Mukesh Ambani gets ready to alchemise Reliance Industries into a tech giant

The deal with Aramco may be closed next year. If it is, it will bring in $15 billion for a 20 per cent stake
On a warm April day, while the world was immobilised into inactivity by the lockdown, a group of top Reliance executives were putting in longer hours than ever before. They were locked in intense negotiations in an ultra-secure call with potential Facebook and PE funds to persuade them to take a big bet on the group.

The strategy paid off. In the next eight months, Reliance raised over $28.09 billion in two companies — Jio Platforms and Reliance Retail. It was the largest sum ever raised in India by a corporate entity. Reliance went on to top this by successfully completing the largest rights issue, raising another Rs 53,000 crore.

The money helped Mukesh Ambani wipe out the group’s entire debt of Rs 161,000 crore. The investments in Reliance accounted for a staggering 81 per cent of total foreign direct investment (FDI) this year.

Ambani also successfully leveraged the West Asian sovereign funds such as Mubadala, ADIA and Public Investment Fund more effectively than anyone else ever had. Together, they accounted for nearly a fifth of the money raised by Reliance. The money that Mubadala put into Reliance accounted for a fifth of its total global investments in 2020.

Yet this year was not all about Ambani’s great money-raising machine. He was also able to rope in top global names — Facebook, Google, Qualcomm, Intel — to buy into his new vision for Reliance to transform itself into a technology company rather than a mainly gas and oil company.

Facebook’s WhatsApp and Reliance’s e-commerce app JioMart are going to collaborate on a seamless platform both for shoppers and the 30 million kirana  stores who will become last-mile delivery partners for Reliance. This is the behemoth that Ambani hopes can take on the might of Amazon and Flipkart.

Google has teamed up with Reliance for developing a low-cost Android 4G smart phone that could be extended to 5G too, posing a challenge to Chinese phone makers that dominate that market.

And chip designer Qualcomm is working with Reliance-acquired Radisys in the US to develop 5G software and new uses for this technology.

Analysts say Ambani offered an opportunity to many global tech companies who were hesitant about negotiating the myriad regulatory challenges in India. They were able to invest in fast-growing digital commerce in India without the attendant risks.

As preparation for the transformation into a tech company, Ambani made some disruptive moves in 2020. One was to announce that Reliance is building its own 5G networks that will be sold to the world. By doing so, he challenged the long-established domination of incumbent gear makers such as Ericsson, Huawei and ZTE.

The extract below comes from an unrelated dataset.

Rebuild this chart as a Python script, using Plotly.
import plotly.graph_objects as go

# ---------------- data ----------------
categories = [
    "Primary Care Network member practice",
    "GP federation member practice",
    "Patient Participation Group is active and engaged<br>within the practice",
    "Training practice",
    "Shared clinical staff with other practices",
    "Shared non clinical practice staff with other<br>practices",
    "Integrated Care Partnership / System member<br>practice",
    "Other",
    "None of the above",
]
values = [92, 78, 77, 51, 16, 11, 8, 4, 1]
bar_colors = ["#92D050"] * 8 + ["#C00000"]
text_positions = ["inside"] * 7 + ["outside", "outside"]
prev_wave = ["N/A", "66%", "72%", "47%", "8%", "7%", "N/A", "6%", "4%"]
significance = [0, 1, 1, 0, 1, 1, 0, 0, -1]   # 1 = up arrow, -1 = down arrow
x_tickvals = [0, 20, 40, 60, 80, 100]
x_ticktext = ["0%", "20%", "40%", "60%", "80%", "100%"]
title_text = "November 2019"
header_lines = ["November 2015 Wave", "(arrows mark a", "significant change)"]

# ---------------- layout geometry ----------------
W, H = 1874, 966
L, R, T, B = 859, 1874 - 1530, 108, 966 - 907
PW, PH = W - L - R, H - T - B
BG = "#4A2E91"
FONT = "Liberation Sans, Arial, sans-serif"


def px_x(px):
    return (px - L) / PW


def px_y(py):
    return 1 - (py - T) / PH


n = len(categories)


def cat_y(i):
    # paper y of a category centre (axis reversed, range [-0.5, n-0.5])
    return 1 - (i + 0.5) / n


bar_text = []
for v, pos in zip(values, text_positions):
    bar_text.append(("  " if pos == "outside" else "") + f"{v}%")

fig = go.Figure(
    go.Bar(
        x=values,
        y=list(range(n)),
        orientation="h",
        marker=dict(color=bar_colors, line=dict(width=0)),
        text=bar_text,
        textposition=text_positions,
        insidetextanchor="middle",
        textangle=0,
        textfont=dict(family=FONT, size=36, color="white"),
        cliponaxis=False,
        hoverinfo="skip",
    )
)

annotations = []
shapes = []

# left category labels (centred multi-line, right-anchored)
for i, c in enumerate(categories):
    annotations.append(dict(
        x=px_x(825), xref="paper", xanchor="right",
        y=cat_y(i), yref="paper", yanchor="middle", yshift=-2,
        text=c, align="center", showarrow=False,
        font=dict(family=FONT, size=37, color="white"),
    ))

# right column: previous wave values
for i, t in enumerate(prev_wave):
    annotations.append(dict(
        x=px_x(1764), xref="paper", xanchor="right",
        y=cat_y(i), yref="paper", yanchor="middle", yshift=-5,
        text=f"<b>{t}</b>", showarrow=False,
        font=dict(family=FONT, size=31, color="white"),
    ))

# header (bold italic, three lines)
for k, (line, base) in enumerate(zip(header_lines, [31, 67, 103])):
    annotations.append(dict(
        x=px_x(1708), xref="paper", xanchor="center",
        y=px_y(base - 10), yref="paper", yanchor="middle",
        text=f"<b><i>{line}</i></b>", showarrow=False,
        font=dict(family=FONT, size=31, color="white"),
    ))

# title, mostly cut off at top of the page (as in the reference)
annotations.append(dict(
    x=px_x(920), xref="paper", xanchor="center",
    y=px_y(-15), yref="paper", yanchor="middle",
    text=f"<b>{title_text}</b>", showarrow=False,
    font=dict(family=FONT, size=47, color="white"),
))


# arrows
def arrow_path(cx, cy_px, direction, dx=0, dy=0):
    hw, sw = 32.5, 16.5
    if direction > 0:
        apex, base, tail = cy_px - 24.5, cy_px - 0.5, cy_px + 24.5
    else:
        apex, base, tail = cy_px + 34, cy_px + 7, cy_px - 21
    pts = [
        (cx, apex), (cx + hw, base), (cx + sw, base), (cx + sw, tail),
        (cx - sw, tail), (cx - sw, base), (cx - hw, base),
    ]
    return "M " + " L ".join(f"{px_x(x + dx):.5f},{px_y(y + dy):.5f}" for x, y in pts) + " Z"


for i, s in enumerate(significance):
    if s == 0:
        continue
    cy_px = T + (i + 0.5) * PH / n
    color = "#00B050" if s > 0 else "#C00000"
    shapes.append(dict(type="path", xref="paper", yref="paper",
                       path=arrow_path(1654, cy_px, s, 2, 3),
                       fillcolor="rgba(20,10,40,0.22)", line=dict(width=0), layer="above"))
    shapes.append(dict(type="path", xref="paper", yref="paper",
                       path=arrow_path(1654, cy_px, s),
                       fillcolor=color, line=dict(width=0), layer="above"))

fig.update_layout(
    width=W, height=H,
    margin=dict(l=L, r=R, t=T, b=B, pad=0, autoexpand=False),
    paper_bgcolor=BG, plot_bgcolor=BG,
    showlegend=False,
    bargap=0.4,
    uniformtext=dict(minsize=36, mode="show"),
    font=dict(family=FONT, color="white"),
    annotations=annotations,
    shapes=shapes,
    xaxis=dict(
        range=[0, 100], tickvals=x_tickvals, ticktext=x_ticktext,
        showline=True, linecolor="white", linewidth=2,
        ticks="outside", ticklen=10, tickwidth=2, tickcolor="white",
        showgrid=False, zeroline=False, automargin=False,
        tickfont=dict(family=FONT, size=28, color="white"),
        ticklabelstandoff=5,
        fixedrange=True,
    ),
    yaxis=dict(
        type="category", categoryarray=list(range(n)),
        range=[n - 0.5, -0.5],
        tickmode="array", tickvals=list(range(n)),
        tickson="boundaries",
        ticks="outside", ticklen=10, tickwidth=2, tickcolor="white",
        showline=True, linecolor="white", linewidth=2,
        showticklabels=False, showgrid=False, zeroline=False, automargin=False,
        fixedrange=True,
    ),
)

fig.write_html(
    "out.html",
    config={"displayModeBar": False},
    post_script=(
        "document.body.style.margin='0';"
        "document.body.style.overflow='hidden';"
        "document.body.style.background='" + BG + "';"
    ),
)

That he means business is reflected in the fact that the group has developed in-house software for the 5G core as well as radios and has applied for some 100 patents in the US. This will give it an edge over its rivals by being able to roll out 5G networks faster and more cheaply. 

Reliance has also decided to skip one level of technology in 5G by planning to go directly for stand-alone 5G networks instead of non-standalone, which is an interim architecture in which the existing 4G core can be used for 5G. This decision will help the group move ahead in generating revenue from autonomous cars, remote surgery, and machine-to-machine automation which 5G will enable. 

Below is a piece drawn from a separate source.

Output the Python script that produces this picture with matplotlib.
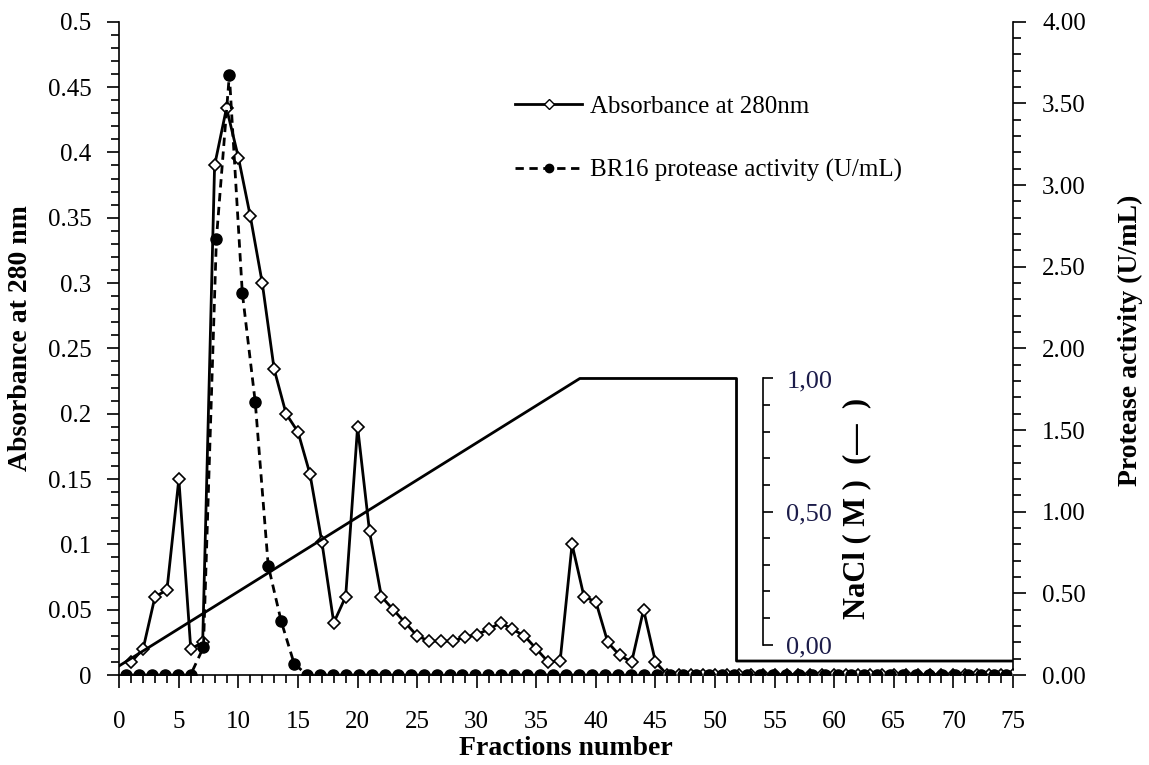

His other big technology play is to leverage his 400 million captive 4G customers to straddle different segments of the digital platform space: Education, healthcare, lifestyle, grocery and food, either through acquisitions or by building from scratch. With that in mind, he bought online pharmacy NetMeds and online furniture company Urban Ladder.

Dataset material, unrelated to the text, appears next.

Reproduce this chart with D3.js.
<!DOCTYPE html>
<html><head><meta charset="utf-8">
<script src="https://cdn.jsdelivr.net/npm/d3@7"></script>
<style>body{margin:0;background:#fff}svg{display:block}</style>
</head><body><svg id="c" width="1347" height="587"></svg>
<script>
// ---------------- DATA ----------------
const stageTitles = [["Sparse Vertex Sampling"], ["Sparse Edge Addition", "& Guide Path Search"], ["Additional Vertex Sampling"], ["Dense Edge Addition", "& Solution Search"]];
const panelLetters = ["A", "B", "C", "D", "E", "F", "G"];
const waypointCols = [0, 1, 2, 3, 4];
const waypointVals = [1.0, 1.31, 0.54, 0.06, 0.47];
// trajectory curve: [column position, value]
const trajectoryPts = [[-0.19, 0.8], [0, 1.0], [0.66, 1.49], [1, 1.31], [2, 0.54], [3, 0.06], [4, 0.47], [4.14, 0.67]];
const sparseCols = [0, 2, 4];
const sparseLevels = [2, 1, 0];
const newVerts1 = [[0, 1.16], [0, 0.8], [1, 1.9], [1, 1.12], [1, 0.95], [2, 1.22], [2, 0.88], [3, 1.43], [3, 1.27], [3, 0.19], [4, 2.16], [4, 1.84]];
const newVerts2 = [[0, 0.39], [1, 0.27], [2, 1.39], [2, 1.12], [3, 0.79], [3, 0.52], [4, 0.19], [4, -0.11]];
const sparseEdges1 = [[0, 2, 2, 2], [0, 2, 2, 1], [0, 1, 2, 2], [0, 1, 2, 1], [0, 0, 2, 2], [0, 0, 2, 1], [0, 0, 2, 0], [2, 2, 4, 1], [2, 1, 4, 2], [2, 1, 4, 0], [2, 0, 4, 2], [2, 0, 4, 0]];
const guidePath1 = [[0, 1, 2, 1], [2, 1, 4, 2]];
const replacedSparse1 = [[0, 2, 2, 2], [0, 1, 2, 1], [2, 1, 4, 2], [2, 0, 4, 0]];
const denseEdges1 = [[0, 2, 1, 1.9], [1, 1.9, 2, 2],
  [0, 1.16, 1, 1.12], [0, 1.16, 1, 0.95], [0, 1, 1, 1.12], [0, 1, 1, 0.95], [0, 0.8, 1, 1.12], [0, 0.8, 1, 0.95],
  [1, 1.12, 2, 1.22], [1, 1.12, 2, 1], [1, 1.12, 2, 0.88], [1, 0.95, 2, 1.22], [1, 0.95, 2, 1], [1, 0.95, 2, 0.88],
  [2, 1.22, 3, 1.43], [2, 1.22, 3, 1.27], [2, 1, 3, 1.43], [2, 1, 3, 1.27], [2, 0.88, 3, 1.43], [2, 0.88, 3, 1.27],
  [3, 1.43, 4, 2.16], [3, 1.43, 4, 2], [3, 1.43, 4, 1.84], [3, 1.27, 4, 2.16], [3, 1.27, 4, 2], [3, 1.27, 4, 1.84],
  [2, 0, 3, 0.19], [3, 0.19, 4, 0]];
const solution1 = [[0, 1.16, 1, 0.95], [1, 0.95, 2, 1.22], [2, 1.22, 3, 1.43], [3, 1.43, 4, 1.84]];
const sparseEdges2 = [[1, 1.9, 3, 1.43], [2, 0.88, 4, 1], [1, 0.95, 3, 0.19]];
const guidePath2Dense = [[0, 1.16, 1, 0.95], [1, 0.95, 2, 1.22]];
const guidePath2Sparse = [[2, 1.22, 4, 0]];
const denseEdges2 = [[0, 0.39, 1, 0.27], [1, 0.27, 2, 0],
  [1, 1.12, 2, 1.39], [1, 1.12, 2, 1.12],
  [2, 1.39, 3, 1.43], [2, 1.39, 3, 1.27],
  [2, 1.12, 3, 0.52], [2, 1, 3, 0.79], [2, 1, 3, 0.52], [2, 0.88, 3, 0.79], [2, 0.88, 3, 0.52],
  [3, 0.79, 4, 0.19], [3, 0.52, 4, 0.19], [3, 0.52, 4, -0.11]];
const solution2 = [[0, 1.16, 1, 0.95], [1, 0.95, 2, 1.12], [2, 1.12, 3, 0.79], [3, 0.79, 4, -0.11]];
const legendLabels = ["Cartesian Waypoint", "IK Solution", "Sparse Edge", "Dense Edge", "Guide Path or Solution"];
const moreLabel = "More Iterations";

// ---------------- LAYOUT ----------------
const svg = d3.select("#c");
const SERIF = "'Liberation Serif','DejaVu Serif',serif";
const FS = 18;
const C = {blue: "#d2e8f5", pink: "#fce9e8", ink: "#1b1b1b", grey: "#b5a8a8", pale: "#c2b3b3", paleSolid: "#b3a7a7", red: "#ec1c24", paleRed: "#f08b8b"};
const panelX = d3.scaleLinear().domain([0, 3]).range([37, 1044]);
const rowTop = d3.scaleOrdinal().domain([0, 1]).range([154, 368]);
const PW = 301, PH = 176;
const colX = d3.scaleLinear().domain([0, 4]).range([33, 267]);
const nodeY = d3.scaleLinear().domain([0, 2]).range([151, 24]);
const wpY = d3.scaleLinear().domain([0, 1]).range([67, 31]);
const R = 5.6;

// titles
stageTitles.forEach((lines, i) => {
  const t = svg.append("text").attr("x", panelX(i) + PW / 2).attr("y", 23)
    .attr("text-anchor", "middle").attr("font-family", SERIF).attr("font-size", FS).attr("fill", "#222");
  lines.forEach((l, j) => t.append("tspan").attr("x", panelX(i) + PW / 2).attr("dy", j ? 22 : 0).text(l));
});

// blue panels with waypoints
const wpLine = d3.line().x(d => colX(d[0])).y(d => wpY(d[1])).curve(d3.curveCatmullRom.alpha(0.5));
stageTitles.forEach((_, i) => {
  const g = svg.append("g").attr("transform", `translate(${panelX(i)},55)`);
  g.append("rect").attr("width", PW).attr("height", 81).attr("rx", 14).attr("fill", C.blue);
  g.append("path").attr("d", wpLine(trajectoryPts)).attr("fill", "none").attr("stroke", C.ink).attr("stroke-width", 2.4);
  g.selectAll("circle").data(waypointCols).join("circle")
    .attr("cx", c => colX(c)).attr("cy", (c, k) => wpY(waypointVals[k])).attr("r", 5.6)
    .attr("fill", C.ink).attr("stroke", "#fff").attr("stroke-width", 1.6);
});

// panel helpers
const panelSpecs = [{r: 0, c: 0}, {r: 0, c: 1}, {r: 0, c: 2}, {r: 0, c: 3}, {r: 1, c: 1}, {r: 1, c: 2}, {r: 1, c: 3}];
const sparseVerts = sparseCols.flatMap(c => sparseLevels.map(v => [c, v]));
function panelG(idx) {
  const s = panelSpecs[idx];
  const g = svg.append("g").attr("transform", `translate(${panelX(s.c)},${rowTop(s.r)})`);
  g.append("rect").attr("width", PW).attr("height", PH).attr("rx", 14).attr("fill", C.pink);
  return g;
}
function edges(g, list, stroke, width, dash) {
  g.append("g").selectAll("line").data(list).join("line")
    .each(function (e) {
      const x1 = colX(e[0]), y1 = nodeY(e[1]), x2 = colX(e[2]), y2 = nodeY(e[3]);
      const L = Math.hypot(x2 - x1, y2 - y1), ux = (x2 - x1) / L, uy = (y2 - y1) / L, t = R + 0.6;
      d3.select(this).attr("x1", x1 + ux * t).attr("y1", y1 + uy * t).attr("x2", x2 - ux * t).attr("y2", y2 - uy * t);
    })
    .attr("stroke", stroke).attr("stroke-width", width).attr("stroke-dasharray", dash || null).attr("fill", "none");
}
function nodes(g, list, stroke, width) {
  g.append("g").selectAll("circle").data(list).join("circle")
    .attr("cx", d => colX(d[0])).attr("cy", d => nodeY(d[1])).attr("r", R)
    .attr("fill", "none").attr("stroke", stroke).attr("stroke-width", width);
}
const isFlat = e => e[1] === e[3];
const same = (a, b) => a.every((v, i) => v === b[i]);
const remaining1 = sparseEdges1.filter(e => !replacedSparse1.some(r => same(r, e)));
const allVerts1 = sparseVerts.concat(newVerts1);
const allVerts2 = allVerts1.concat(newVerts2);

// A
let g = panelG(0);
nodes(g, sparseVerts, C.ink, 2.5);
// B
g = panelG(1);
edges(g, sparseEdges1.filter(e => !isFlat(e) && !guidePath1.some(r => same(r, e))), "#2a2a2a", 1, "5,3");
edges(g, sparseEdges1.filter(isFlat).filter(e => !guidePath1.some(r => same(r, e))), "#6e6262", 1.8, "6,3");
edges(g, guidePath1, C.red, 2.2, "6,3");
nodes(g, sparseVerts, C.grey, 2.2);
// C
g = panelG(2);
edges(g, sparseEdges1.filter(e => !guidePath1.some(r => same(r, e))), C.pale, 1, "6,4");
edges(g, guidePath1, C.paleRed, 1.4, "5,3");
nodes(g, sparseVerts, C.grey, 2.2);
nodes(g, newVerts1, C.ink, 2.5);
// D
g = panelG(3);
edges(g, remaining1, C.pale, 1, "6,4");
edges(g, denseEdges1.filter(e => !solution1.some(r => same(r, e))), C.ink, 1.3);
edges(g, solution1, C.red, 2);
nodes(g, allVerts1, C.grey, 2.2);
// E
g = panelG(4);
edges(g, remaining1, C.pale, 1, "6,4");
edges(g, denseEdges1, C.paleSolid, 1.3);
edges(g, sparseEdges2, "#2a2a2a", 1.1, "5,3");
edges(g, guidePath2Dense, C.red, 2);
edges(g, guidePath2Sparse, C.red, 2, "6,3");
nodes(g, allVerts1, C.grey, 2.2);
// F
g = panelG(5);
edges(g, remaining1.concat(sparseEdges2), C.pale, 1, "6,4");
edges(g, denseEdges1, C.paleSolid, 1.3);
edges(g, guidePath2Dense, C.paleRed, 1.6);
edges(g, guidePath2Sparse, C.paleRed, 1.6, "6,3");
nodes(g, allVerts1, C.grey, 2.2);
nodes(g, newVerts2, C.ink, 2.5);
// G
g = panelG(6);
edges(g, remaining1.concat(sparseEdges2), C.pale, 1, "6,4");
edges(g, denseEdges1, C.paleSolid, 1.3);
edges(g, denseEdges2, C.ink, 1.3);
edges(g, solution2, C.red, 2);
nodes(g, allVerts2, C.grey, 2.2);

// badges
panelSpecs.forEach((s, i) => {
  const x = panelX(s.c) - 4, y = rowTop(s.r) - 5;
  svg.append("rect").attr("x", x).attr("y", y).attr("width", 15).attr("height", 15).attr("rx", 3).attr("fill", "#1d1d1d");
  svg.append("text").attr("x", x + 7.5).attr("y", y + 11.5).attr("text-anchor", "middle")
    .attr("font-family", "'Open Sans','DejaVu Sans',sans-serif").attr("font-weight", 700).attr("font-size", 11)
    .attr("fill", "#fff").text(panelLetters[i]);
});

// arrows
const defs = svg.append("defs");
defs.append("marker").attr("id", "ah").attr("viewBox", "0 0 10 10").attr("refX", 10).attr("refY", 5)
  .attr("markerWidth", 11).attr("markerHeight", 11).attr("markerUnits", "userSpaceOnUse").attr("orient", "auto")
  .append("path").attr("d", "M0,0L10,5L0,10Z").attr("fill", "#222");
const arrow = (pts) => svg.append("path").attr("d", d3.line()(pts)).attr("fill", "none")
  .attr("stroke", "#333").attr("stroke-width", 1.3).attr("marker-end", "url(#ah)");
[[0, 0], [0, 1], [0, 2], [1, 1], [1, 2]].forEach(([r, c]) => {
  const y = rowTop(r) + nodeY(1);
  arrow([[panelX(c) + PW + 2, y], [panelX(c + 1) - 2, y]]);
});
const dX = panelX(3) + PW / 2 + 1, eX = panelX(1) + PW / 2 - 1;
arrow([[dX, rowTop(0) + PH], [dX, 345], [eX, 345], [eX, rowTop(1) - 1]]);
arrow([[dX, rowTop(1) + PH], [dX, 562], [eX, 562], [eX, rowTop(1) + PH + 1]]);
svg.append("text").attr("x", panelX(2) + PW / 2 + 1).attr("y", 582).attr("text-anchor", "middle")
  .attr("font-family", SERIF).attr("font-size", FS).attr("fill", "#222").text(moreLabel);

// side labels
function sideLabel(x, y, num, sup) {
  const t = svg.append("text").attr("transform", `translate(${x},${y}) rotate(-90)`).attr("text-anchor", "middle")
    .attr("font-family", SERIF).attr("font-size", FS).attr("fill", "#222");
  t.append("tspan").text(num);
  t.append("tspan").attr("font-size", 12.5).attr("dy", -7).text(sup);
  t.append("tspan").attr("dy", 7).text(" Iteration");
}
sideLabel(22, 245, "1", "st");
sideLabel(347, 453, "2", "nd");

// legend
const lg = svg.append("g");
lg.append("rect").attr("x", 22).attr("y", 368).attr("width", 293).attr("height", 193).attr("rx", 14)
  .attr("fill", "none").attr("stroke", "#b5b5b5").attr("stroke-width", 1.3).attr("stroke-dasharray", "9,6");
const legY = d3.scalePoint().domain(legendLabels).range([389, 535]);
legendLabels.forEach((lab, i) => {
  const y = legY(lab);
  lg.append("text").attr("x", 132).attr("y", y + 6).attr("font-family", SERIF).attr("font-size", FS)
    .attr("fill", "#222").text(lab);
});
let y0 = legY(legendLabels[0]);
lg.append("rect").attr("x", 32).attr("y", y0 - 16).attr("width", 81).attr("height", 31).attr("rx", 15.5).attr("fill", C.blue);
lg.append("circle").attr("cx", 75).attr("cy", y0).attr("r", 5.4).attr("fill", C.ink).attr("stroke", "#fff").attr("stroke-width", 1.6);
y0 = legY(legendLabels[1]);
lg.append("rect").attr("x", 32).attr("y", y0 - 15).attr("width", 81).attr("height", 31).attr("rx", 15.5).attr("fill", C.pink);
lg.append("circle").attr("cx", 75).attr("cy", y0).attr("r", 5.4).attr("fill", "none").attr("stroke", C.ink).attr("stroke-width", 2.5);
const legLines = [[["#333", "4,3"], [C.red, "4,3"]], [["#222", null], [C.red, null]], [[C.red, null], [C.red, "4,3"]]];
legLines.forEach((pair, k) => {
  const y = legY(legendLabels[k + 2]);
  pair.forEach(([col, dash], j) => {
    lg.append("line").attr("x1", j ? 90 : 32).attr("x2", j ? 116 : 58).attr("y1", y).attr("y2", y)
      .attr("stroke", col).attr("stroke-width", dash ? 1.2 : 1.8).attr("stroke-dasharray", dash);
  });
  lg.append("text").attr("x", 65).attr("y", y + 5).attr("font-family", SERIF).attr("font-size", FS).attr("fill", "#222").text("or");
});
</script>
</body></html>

Nonetheless, he faces tough competition in most of these segments from established players. J P Morgan says the problem is that Reliance has still not found a digital flywheel. In other words, it has launched many businesses through its access to telcos but has yet to find a niche or a core competence. 

But the answer could lie in JioMart, which is now live in 200 cities. E-commerce is a $400-billion market and currently accounts for only one per cent of sales. Ambani’s acquisition of the Future group’s physical retail business will help JioMart increase its revenue market share to 16 per cent.

But there is a long way to go. With only 10 million users, JioMart is nowhere near Big Basket (34 million) or Grofers (30 million) or Zomato (105 million). 

As J P Morgan points out, there is no clear visibility on how JioMart’s digital revenues will play out and this, it says, is a key reason for Reliance shares underperforming in the latest bull run.

In oil and gas, Reliance and BP have recently announced a gas finding in KG D6 off the east coast which has the potential of meeting 15 per cent of India’s gas demand by 2023. 

The deal with Aramco may be closed next year. If it is, it will bring in $15 billion for a 20 per cent stake. 

That’s the kind of war chest which could be enough to pay for Ambani’s 5G dream as well as for funding an aggressive digital commerce play next year.